Robot War was by far the most ambitious game Silas had yet created for Muse, a dramatic departure from simple BASIC excursions like Escape! Not coincidentally, it was also the first he created after finally agreeing to come to Muse Software full time in 1980. He did already have a leg up on it to start, for Robot War on the Apple II is basically the same game as the version he had programmed for the PLATO system a few years before. It does, however, offer some enhancements, most notably the ability for up to five robots to battle one another at one time in a huge free for all; the original had offered only one-on-one matches.
While they didn’t approach software development as systematically as did Infocom, Muse had developed some unusually sophisticated tools by this stage to make assembly-language coding a less arduous task.

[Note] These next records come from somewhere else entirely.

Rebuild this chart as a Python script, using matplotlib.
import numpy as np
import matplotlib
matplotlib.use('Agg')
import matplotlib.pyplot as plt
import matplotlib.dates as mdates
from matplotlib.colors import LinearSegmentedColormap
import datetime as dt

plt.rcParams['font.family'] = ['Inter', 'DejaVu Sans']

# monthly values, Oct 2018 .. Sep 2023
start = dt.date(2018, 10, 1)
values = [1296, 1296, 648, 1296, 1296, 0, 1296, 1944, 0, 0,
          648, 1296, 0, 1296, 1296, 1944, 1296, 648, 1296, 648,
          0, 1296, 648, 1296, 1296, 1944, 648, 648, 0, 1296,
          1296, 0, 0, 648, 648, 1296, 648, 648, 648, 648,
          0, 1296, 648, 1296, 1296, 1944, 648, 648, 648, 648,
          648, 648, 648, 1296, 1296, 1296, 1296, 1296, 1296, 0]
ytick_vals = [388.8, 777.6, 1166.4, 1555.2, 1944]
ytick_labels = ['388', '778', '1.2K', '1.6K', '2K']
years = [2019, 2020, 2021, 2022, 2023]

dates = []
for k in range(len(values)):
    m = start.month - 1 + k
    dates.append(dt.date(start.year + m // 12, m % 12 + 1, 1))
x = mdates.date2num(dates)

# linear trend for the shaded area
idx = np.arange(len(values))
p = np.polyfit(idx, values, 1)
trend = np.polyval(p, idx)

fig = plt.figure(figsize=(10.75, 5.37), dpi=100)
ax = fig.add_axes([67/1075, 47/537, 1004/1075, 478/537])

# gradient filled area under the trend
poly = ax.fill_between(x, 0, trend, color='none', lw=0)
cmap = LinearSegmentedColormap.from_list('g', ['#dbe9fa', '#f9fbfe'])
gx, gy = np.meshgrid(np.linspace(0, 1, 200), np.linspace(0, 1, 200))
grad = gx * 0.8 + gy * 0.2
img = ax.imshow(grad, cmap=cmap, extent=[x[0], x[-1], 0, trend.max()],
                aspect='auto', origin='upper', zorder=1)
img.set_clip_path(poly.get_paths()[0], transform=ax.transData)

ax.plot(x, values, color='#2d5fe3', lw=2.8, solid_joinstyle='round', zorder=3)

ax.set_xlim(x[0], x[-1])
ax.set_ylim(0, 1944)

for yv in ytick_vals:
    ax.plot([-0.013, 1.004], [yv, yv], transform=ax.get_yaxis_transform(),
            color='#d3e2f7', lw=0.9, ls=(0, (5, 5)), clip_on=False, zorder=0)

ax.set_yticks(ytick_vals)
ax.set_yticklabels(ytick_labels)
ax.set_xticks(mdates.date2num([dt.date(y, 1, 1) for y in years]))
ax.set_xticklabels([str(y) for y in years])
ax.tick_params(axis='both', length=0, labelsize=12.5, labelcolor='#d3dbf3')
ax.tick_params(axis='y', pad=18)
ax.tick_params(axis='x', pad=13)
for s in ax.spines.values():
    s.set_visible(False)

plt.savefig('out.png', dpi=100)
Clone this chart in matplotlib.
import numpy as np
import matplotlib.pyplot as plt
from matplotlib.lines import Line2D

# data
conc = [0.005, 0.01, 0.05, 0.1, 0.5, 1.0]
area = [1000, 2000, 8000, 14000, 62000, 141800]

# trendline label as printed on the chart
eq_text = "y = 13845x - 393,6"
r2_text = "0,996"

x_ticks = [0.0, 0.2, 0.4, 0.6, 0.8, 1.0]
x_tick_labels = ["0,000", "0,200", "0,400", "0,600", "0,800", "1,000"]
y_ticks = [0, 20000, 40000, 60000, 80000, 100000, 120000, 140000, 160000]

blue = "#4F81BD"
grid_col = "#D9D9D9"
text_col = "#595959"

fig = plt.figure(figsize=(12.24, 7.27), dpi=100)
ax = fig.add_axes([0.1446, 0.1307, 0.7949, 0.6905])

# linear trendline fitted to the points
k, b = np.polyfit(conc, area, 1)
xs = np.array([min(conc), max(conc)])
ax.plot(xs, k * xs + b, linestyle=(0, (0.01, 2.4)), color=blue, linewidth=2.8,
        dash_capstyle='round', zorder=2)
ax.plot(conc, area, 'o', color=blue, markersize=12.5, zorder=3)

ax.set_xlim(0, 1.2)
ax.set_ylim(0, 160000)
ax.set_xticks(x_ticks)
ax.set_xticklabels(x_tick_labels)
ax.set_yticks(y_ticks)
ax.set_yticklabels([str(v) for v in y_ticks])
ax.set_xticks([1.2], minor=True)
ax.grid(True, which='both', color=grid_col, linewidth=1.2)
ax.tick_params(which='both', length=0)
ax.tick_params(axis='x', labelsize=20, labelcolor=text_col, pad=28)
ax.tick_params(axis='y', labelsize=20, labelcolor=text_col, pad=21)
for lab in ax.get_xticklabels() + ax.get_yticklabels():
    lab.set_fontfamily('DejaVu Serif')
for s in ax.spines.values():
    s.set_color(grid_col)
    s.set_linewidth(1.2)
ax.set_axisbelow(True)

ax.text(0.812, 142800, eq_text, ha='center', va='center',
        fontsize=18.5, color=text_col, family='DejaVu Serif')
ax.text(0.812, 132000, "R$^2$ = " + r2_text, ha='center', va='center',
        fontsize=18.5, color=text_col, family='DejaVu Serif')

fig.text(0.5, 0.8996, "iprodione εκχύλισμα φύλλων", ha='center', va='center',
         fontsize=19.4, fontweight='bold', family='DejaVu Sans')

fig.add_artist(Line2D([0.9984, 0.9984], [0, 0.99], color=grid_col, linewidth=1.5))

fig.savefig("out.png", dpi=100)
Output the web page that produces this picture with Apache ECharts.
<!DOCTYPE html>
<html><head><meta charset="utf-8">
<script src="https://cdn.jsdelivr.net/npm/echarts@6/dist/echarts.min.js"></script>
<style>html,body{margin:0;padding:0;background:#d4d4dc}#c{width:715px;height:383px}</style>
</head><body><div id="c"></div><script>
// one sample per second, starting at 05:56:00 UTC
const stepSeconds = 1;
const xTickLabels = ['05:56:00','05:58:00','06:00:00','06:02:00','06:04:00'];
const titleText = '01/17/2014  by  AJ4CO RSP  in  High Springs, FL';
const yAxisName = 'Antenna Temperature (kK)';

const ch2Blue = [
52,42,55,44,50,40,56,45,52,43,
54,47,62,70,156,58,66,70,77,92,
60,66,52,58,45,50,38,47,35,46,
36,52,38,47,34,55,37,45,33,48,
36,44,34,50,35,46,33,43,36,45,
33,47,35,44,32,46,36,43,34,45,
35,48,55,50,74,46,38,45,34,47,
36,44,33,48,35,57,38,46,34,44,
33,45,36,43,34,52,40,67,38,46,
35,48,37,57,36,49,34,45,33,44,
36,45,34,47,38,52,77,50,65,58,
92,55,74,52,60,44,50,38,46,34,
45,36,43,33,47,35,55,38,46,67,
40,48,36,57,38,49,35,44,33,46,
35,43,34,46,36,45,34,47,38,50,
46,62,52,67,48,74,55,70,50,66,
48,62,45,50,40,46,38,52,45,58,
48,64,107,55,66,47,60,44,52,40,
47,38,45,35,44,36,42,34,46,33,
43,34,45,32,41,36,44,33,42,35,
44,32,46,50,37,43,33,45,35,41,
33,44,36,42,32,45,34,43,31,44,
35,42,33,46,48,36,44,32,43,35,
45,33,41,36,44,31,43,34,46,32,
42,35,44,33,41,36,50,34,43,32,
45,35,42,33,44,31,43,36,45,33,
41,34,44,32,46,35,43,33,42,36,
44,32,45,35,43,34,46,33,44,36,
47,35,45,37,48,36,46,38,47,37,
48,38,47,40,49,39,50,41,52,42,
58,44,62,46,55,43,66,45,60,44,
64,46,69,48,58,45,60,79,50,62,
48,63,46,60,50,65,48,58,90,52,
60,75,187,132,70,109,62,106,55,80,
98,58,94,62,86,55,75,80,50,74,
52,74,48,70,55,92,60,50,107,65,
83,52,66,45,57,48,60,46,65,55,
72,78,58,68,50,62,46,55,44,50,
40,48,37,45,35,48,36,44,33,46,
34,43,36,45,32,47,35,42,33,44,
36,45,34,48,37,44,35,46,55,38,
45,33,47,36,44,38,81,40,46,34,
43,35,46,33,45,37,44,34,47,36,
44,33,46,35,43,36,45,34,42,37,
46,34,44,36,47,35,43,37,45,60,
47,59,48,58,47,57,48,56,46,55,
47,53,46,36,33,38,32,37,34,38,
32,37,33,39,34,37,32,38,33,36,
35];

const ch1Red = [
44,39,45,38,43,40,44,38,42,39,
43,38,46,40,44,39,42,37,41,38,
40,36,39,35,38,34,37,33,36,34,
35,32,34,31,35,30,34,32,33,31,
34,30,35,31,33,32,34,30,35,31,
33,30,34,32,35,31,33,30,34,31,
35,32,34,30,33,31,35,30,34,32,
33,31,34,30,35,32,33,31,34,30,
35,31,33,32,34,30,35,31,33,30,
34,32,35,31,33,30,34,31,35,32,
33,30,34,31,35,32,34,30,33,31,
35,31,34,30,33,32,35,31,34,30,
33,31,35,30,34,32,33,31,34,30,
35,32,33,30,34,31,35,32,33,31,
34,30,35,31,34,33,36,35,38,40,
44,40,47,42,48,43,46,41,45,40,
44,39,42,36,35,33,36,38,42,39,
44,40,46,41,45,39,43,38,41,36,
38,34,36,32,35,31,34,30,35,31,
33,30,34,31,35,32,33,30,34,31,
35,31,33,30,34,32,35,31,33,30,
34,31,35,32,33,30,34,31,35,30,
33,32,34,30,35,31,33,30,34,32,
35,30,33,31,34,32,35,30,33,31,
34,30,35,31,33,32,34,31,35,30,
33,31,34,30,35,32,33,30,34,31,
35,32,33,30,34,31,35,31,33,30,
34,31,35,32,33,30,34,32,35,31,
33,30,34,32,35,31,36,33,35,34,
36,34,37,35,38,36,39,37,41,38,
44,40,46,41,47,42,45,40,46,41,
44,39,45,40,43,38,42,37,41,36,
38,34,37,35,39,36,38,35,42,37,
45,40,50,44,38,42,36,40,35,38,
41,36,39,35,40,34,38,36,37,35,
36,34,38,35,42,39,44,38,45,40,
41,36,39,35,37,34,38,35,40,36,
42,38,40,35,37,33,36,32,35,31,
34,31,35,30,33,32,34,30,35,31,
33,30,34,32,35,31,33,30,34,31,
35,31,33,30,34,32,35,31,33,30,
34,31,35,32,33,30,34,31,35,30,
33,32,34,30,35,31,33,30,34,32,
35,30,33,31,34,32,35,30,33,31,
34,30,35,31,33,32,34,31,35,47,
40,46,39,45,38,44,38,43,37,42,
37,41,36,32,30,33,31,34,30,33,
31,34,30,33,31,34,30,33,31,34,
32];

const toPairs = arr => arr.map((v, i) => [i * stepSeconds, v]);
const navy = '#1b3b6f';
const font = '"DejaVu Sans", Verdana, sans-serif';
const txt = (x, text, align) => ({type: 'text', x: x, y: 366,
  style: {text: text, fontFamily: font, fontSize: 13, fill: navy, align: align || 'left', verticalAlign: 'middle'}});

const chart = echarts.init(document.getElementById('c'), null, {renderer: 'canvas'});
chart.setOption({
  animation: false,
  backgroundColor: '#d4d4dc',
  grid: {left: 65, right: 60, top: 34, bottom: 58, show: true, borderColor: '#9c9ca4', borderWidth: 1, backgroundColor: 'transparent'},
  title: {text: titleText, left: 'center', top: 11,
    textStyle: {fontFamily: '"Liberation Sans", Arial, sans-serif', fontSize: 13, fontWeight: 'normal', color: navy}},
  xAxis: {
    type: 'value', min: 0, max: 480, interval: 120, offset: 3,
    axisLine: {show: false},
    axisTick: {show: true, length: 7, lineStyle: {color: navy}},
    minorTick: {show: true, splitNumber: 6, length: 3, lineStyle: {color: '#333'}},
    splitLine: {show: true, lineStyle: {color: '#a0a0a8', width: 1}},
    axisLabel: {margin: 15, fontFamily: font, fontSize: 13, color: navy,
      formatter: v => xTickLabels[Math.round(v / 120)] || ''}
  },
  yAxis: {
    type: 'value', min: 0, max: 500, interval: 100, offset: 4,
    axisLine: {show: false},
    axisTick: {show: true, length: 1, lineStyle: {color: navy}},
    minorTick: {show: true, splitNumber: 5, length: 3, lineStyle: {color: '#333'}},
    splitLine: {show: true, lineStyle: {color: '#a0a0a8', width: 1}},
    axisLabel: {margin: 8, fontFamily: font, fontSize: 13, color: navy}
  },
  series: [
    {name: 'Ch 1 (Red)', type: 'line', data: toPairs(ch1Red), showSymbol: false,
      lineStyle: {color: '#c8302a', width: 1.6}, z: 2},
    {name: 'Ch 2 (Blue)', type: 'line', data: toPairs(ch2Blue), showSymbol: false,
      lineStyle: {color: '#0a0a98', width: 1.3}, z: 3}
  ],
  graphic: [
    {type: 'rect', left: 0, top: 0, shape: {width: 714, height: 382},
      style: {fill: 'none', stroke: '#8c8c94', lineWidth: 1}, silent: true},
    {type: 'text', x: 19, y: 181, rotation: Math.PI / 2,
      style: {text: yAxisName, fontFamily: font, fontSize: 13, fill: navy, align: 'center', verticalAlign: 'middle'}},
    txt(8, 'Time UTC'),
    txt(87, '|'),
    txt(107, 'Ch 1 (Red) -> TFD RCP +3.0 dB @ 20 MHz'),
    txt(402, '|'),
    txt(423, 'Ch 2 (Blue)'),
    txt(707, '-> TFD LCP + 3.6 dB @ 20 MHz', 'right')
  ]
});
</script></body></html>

At a time when other shops seemed to accept perpetual reinventing of wheels as a way of life, Muse had also gotten quite good at reusing its code wherever possible. Large chunks of Robot War, for instance, are lifted straight out of Super-Text, the company’s word processor. One edits one’s source code in a streamlined version of Super-Text itself. Employing one of the strangest criteria for recommending a game ever, Softalk noted that playing Robot War makes “learning the real Super-Text a snap.”
The other way that Super-Text helped beget Robot War is more surprising, and gives me the opportunity to make one of my little lessons in technology — specifically, computer display technology.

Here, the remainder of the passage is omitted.